Schools need to be able to identify the students that are passing or failing to determine whether or not they are ready to move on past childhood and highschool. The easiest way for them to do this is by determining failure. Ralph Waldo Emerson wrote, “Accuracy is essential to beauty. The very definition of the intellect is Aristotle’s: ‘that by which we know terms or boundaries.’ Give a boy accurate perceptions. Teach him the difference between the similar and the same. Make him call things by their right names. Pardon in him no blunder. Then he will give you solid satisfaction as long as he lives, It is better to teach the child arithmetic and Latin grammar than rhetoric or moral philosophy, because they require exactitude of performance; it is made certain that the lesson is mastered, and that power of performance is worth more than the knowledge” This implies that schools teach students things that have a right answer or a right way to do it. In life right and wrong is not that simple. There is never a perfect answer. Schools teach the way they do because it’s easier to grade something that has a right answer. If there is a right answer, it’s easy to judge whether or not a student is succeeding. People and schools don’t know how to change this. There is no better way to judge success, therefore they don’t change their ways, and they continue to shun failures.

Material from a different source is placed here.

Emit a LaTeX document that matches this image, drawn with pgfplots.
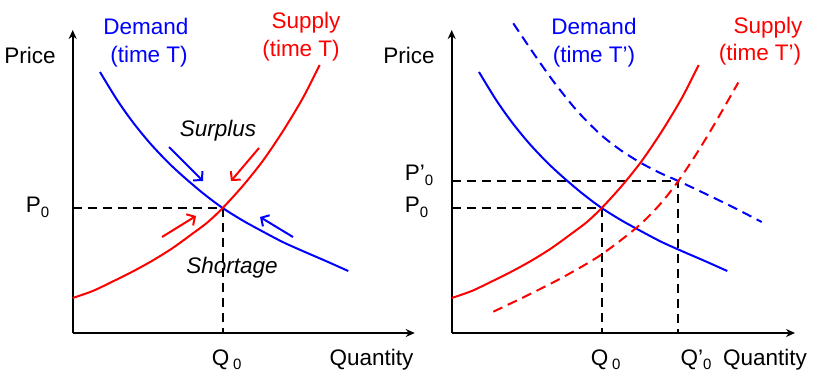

Whenever something didn’t go my way as a child, my grandpa sang us a short song which reads “I’m not judged by the number of times I fail, but by the number of times I succeed, and the number of times I succeed are in direct proportion to the number of times I fail and keep trying.” When one is writing college essays, they don’t state all of their failures, they state their triumphs. This is because our worth isn’t and shouldn’t be measured by our failures, it’s measured by our triumphs, but in school, they measure our failures. How well you did on a test or presentation determines your success and worth.

Failure and unsuccessful moments are nothing to be ashamed of. Improvement would never occur if nothing ever went wrong. Our goal in life is to better ourselves and become the best version of ourselves that we can be. Rather than being ashamed of failing, we should turn it around and make it our successes.

People and schools look down upon failure without even realizing it. They don’t realize the effects it may have on students, they just focus on judging and grading others. They do this because it is simply easier. There is no way to measure one’s success without looking at failures. This is because there is opposition in all things. You can’t be successful if you have never failed or don’t know what failure is. Because they don’t realize that they are constantly looking for failures, schools don’t find ways to change. They don’t see that there is anything wrong with judging people’s failures, and if it seems as if everything runs smoothly, there would seem to be no reason to change things. If schools didn’t judge students on their failures, people wouldn’t be trained to run away from failure and they would take the opportunity that failure presents to us to change, learn and become better. Don’t look down upon failure, look up.